Toronto has traditionally been devoted to the Toronto Maple Leafs. No matter that they haven't won the Stanley Cup since 1967, or been in the playoffs since I moved to Toronto back in 2004, or are really any good. They're the Leafs Nation team, and obeisance is due them.

(That sort of attitude upsets me. You've noticed I'm not a hockey fan?)

Obeisance was due, at least; faced with being shut out of the playoffs, early last month the team management made the surprising move of apologizing to the fans for their failure. Over at Torontoist, Jamie Bradburn has an extended two-part essay (1, 2) examining the sad downwards trajectory of the team. For the first two decades of the team's relative failure, its faults could be blamed on one man.

Until his death in April 1990, many of the franchise’s faults could be blamed on one man: Harold Edwin Ballard. From the time he entered the Leafs’ ownership as part of a triumvirate with John Bassett and Stafford Smythe in 1961, Ballard seemed driven less by a love of the game and more by greed and a near-pathological need for attention. The same year the Leafs won their last cup, that greed appeared to drive the decision to sell their top farm teams in Rochester, NY and Victoria, BC for just under $1 million. The move robbed the Leafs of 45 players, many of NHL calibre. The combination of the sale, the expansion draft to stock six new teams in 1967, changes to player development rules that denied the team the use of the junior Marlboros as a feeder team, and aging stars thinned the Leafs’ depth pool, which led to a last place finish during the 1969/70 season.

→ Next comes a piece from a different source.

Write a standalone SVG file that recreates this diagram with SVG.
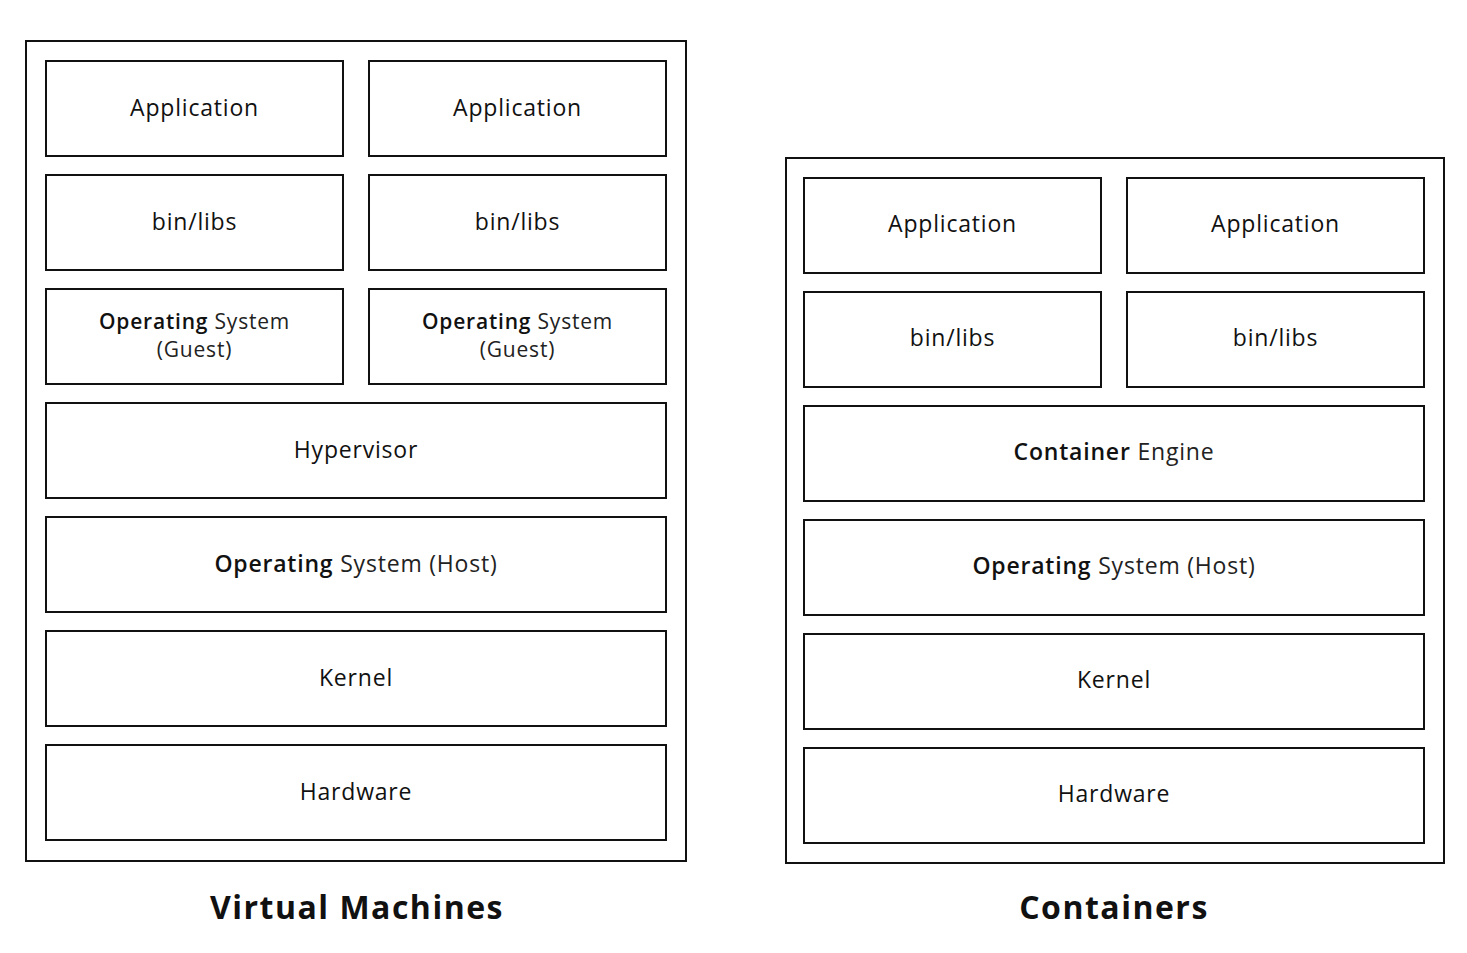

But after Ballard died, things never got better. The most recent iteration of hopes for a revival has been dimmed.

On paper, the tandem of general manager Brian Burke and coach Ron Wilson appeared to be a swell idea. Burke blew into town full of bluster, speaking of truculence and then demonstrating his intentions by challenging other GMs to fights in barns. And yet, the product he put on the ice in 2009, his first full season, finished dead last in the conference. The acquisitions of defenseman Dion Phaneuf and forward Phil Kessel have proven to be worthwhile, but one wonders if the cost may have been too steep. Signs of incremental improvement in 2011 did not carry over to this past season, leading to a mob mentality that forced Burke’s hand in dismissing Wilson.

And now, here we are, not a taste of the playoffs since 2004, wondering once again how to right the ship. Ask any fan in the city and they will have a detailed plan for success—sturdier defense, a veteran goalie, speedy Europeans, or bruising fighters that will teach opponents a lesson. Toronto is teeming with folks that are, above all else, tired of losing. They are demanding not the apologies that they have been given, but only an immediate honest-to-goodness winner. If that seems unreasonable or irrational, such is the nature of these things. Fair or unfair, rabid fan-bases don’t much care how you do it, just that it gets done.